From mboxrd@z Thu Jan  1 00:00:00 1970
From: Ingo Molnar <mingo@elte.hu>
Subject: Re: KVM PMU virtualization
Date: Fri, 26 Feb 2010 11:56:21 +0100
Message-ID: <20100226105621.GD7463@elte.hu>
References: <4B86917C.4070102@redhat.com>
 <20100225173423.GB4246@8bytes.org>
 <1267152917.1726.82.camel@localhost>
 <20100226085105.GC4246@8bytes.org>
 <20100226091732.GI15885@elte.hu>
 <20100226104218.GE4246@8bytes.org>
Mime-Version: 1.0
Content-Type: text/plain; charset=us-ascii
Cc: "Zhang, Yanmin" <yanmin_zhang@linux.intel.com>,
	Jes Sorensen <Jes.Sorensen@redhat.com>,
	KVM General <kvm@vger.kernel.org>,
	Peter Zijlstra <peterz@infradead.org>,
	Avi Kivity <avi@redhat.com>,
	Zachary Amsden <zamsden@redhat.com>,
	Gleb Natapov <gleb@redhat.com>, ming.m.lin@intel.com
To: Joerg Roedel <joro@8bytes.org>
Return-path: <kvm-owner@vger.kernel.org>
Received: from mx2.mail.elte.hu ([157.181.151.9]:39869 "EHLO mx2.mail.elte.hu"
	rhost-flags-OK-OK-OK-OK) by vger.kernel.org with ESMTP
	id S933370Ab0BZK4d (ORCPT <rfc822;kvm@vger.kernel.org>);
	Fri, 26 Feb 2010 05:56:33 -0500
Content-Disposition: inline
In-Reply-To: <20100226104218.GE4246@8bytes.org>
Sender: kvm-owner@vger.kernel.org
List-ID: <kvm.vger.kernel.org>


* Joerg Roedel <joro@8bytes.org> wrote:

> On Fri, Feb 26, 2010 at 10:17:32AM +0100, Ingo Molnar wrote:
> > My suggestion, as always, would be to start very simple and very minimal:
> > 
> > Enable 'perf kvm top' to show guest overhead. Use the exact same kernel image 
> > both as a host and as guest (for testing), to not have to deal with the symbol 
> > space transport problem initially. Enable 'perf kvm record' to only record 
> > guest events by default. Etc.
> > 
> > This alone will be a quite useful result already - and gives a basis for 
> > further work. No need to spend months to do the big grand design straight 
> > away, all of this can be done gradually and in the order of usefulness - and 
> > you'll always have something that actually works (and helps your other KVM 
> > projects) along the way.
> > 
> > [ And, as so often, once you walk that path, that grand scheme you are 
> >   thinking about right now might easily become last year's really bad idea ;-) ]
> > 
> > So please start walking the path and experience the challenges first-hand.
> 
> That sounds like a good approach for the 'measure-guest-from-host'
> problem. It is also not very hard to implement. Where does perf fetch
> the rip of the nmi from, stack only or is this configurable?

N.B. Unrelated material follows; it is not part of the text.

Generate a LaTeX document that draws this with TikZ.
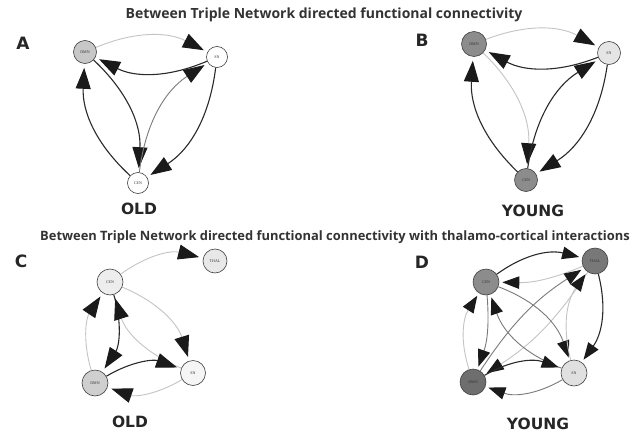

The host semantics are that it takes the stack from the regs, and with 
call-graph recording (perf record -g) it will walk down the exception stack, 
irq stack, kernel stack, and user-space stack as well. (up to the point the 
pages are present - it stops on a non-present page. An app that is being 
profiled has its stack present so it's not an issue in practice.)

I'd suggest to leave out call graph sampling initially, and just get 'perf kvm 
top' to work with guest RIPs, simply sampled from the VM exit state.

See arch/x86/kernel/cpu/perf_event.c:

static void
perf_callchain_kernel(struct pt_regs *regs, struct perf_callchain_entry *entry)
{
        callchain_store(entry, PERF_CONTEXT_KERNEL);
        callchain_store(entry, regs->ip);

        dump_trace(NULL, regs, NULL, regs->bp, &backtrace_ops, entry);
}

If you have easy access to the VM state from NMI context right there then just 
hack in the guest RIP and you should have some prototype that samples the 
guest. (assuming you use the same kernel image for both the host an the guest)

This would be the easiest way to prototype it all.

	Ingo